Hazelnut ice cream sandwich with pistachio sauce, Atlantic Star Brasserie, 105 Sycamore Place, Decatur, 404-377-8384.

Homemade hazelnut ice cream is sandwiched between rounds of glazed dacquoise, also called japonaise, a meringue cookie enriched with ground almonds. At serving time, pastry chef Paul Raiz sprinkles the frozen sandwich with powdered sugar and sets it afloat on a river of creme anglaise spiked with crushed pistachios and fresh berries. The Ice House brasserie’s specialty could easily be taken for a dolce vita Italian treat — a nocciola something-or-other concocted in Harry’s Bar or along Rome’s Via Veneto. Ciao, bella!
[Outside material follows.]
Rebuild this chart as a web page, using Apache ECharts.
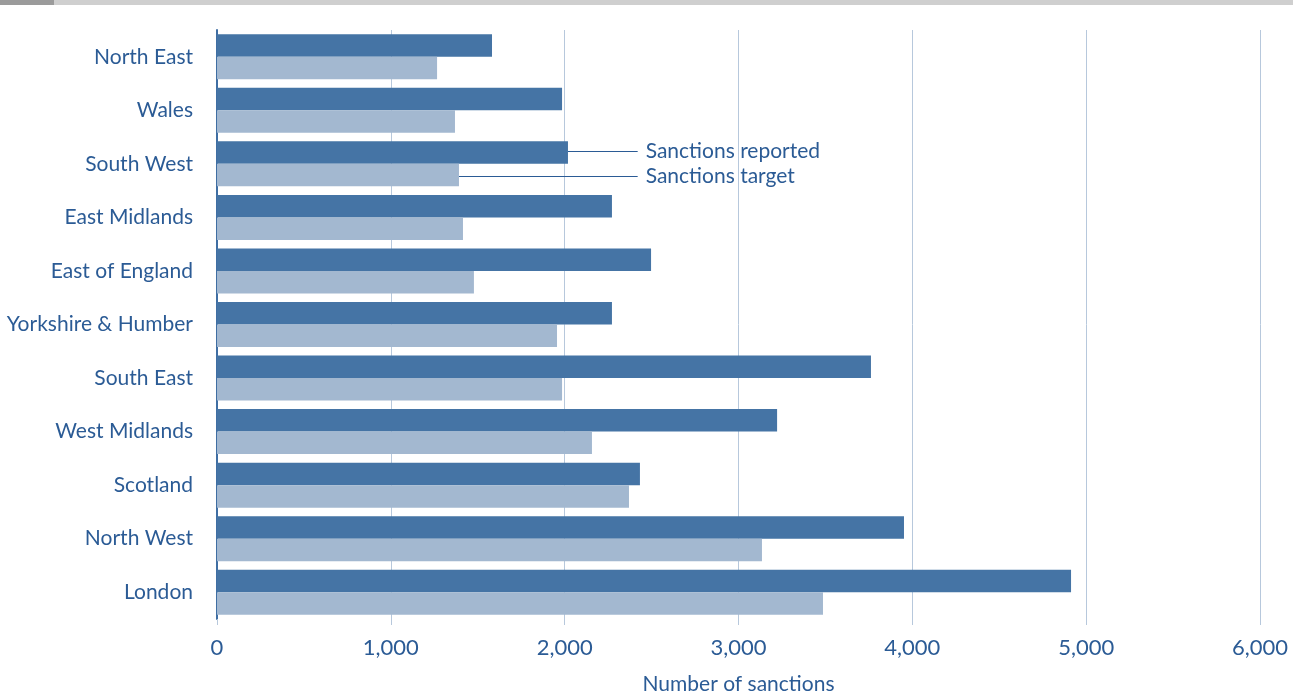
<!DOCTYPE html>
<html>
<head>
<meta charset="utf-8">
<script src="https://cdn.jsdelivr.net/npm/echarts@6/dist/echarts.min.js"></script>
<style>
  html, body { margin: 0; padding: 0; background: #fff; }
  #chart { width: 1293px; height: 696px; }
</style>
</head>
<body>
<div id="chart"></div>
<script>
const regions = ['North East', 'Wales', 'South West', 'East Midlands', 'East of England',
  'Yorkshire & Humber', 'South East', 'West Midlands', 'Scotland', 'North West', 'London']
const reported = [1582, 1985, 2019, 2272, 2497, 2272, 3762, 3222, 2433, 3952, 4913]
const target = [1266, 1369, 1392, 1415, 1478, 1956, 1985, 2157, 2370, 3135, 3486]

const textColor = '#2b5b95'
const font = 'Lato'

const chart = echarts.init(document.getElementById('chart'))

const option = {
  animation: false,
  textStyle: { fontFamily: font },
  grid: { left: 217, right: 33, top: 30, bottom: 77, containLabel: false, outerBoundsMode: 'none' },
  xAxis: {
    type: 'value',
    min: 0,
    max: 6000,
    interval: 1000,
    name: 'Number of sanctions',
    nameLocation: 'middle',
    nameGap: 55,
    nameTextStyle: { color: textColor, fontSize: 21, fontFamily: font },
    axisLine: { show: false },
    axisTick: { show: true, length: 6, lineStyle: { color: '#b7c8dc' } },
    axisLabel: {
      color: textColor, fontSize: 22, margin: 18, fontFamily: font,
      formatter: v => v.toLocaleString('en-GB')
    },
    splitLine: { lineStyle: { color: '#b7c8dc', width: 1 } }
  },
  yAxis: {
    type: 'category',
    data: regions,
    inverse: true,
    axisLine: { lineStyle: { color: '#3f6ea3', width: 2 } },
    axisTick: { show: false },
    axisLabel: { color: textColor, fontSize: 21, margin: 24, fontFamily: font }
  },
  series: [
    {
      name: 'Sanctions reported',
      type: 'bar',
      data: reported,
      barGap: 0,
      barCategoryGap: '16%',
      itemStyle: { color: '#4574a5' }
    },
    {
      name: 'Sanctions target',
      type: 'bar',
      data: target,
      itemStyle: { color: '#a3b8d0' }
    }
  ]
}
chart.setOption(option)

// annotation for the South West pair, placed from the chart's own scales
const idx = regions.indexOf('South West')
const bandY = chart.convertToPixel({ yAxisIndex: 0 }, idx)
const labelX = chart.convertToPixel({ xAxisIndex: 0 }, 2420)
const repX = chart.convertToPixel({ xAxisIndex: 0 }, reported[idx])
const tgtX = chart.convertToPixel({ xAxisIndex: 0 }, target[idx])
const repY = Math.round(bandY - 13) + 0.5
const tgtY = Math.round(bandY + 12) + 0.5

chart.setOption({
  graphic: [
    { type: 'rect', shape: { x: 0, y: 0, width: 54, height: 5 }, style: { fill: '#9b9b9b' } },
    { type: 'rect', shape: { x: 54, y: 0, width: 1239, height: 5 }, style: { fill: '#cfcfcf' } },
    { type: 'line', shape: { x1: repX, y1: repY, x2: labelX, y2: repY },
      style: { stroke: '#2b5b95', lineWidth: 1 } },
    { type: 'line', shape: { x1: tgtX, y1: tgtY, x2: labelX, y2: tgtY },
      style: { stroke: '#2b5b95', lineWidth: 1 } },
    { type: 'text', x: labelX + 8, y: repY,
      style: { text: 'Sanctions reported', fill: textColor, font: '21px ' + font, textVerticalAlign: 'middle' } },
    { type: 'text', x: labelX + 8, y: tgtY,
      style: { text: 'Sanctions target', fill: textColor, font: '21px ' + font, textVerticalAlign: 'middle' } }
  ]
})
</script>
</body>
</html>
Stopping after one bite is virtually impossible.

Sweet potato cheesecake, Wildwood, Colony Square, 1197 Peachtree St., 404-888-1898. www.wildwoodatlanta.com.

Keeping up a two-decade tradition, desserts at the former Country Place are among the star attractions at the revamped operation managed by Peasant Restaurants veterans. Pastry chef Rachel Keller’s Southern-influenced cheesecake is served with ginger-caramel sauce, glazed pecans and whipped cream. Feathery yet ultra-rich, agreeably earthy rather than delicate in taste, the cake is graced with the sort of pumpkin-spice notes that fit the holiday season. (Yes, whole cakes can be ordered ahead to take home.)

Maker’s Mark bread pudding, Aqua Blue, 1564 Holcomb Bridge Road, Roswell, 770-643-8886.

Already a signature according to co-owner John Metz, the comparative lightness and creamy texture of this traditional pudding made from leftovers results from soaking Italian rustic bread overnight in what amounts to a creme brûlee base — eggs, milk, cream, sugar and vanilla. Baked in ramekins lined with creme caramel, the individual puddings are reheated in the oven to order, flipped onto a plate — so that the caramel sauce coats the top — and served with sweetened whipped cream and a relatively light, thin anglaise boldly flavored with Kentucky straight bourbon whisky. Although Metz remarked that some customers find pastry chef Emily Ghiz’s Maker’s Mark sauce a bit too heady, the consensus is that it perfectly matches the restaurant’s assertive, all-over-the-globe cuisine.